I used to play in a woodwind quintet, the wind equivalent of a string quartet. It was a pretty decent group made up of successful freelancers from around town in Washington, DC.

During one rehearsal, we had trouble playing some passages together. The oboist complained we needed to practice with a metronome. I countered with the idea that we needed to feel the rhythm together, regardless of the metronome. We were both right. Metronomes help, but "live" rhythm is rarely ever metronomic. Like tuning, "scientific" correctness is not necessarily what sounds best. She never conceded my point.

I know a lot of musicians like her. Their goal is to play more or less like a machine: perfectly in tune with a tuner and in rhythm with the metronome. But music played like that puts me to sleep. Why have humans play at all when a computer program would be more efficient?
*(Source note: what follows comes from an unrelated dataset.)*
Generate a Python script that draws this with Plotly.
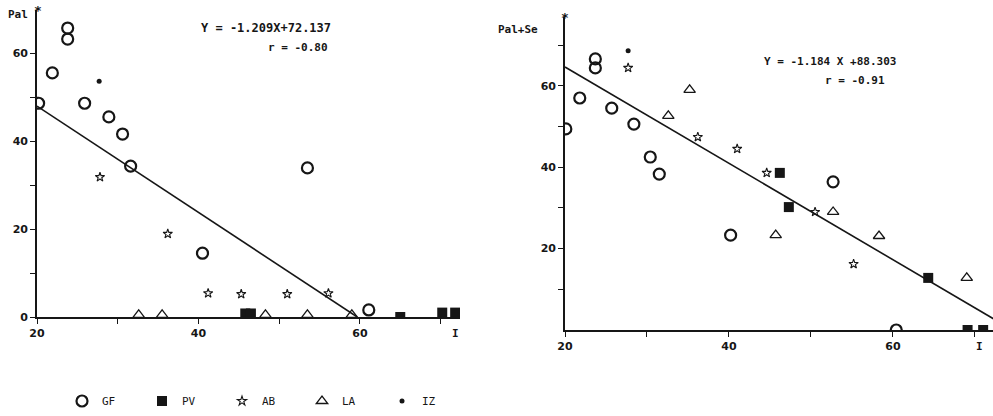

Great musicians can play a phrase of music with incredible rhythmic accuracy, and yet never quite match up with a metronome. Great chamber groups and even whole orchestras can do the same. It's obviously a lot harder for the latter, but with years of experience and trust among players, a larger group can be free and stay together rhythmically.

One form of freedom is called "rubato", which means "to steal or borrow" time from one part of the phrase to add to another. The total sum of time is the same as the metronomic phrase, but with much greater freedom. That kind of phrasing says keeps the listener interested with its unpredictable freedom. The player can then emphasize the natural tension and relaxation and explore the infinite possibilities with each repeated phrase or section of music.

Played by a great artist, a fairly conservative phrase of music, which may sound completely rhythmic to the listener, will still have subtle freedom. The allure of a great performance is how it floats and flirts with with stodgy rhythm without committing to any predictability.

In the case of chamber music, each player still has the freedom of a soloist, but has to interact conversationally with the other players.

A good orchestra will have a rigorous system of trust and hierarchy, starting with the conductors interpretation and freedom, trickling down through the various leaders of each section and on down to the lower ranks. Unfortunately, this means the lower ranks do have have much freedom at all, and have to be content following their leaders. But even in this case, each player has the responsibility to commit wholeheartedly to recreating the freedom and direction of phrasing set up by the conductor.

Knowing what rhythmic freedom to take and where to take it is the sign of a master musician. It can only be taught to a degree. The rest is experience, talent and intuition.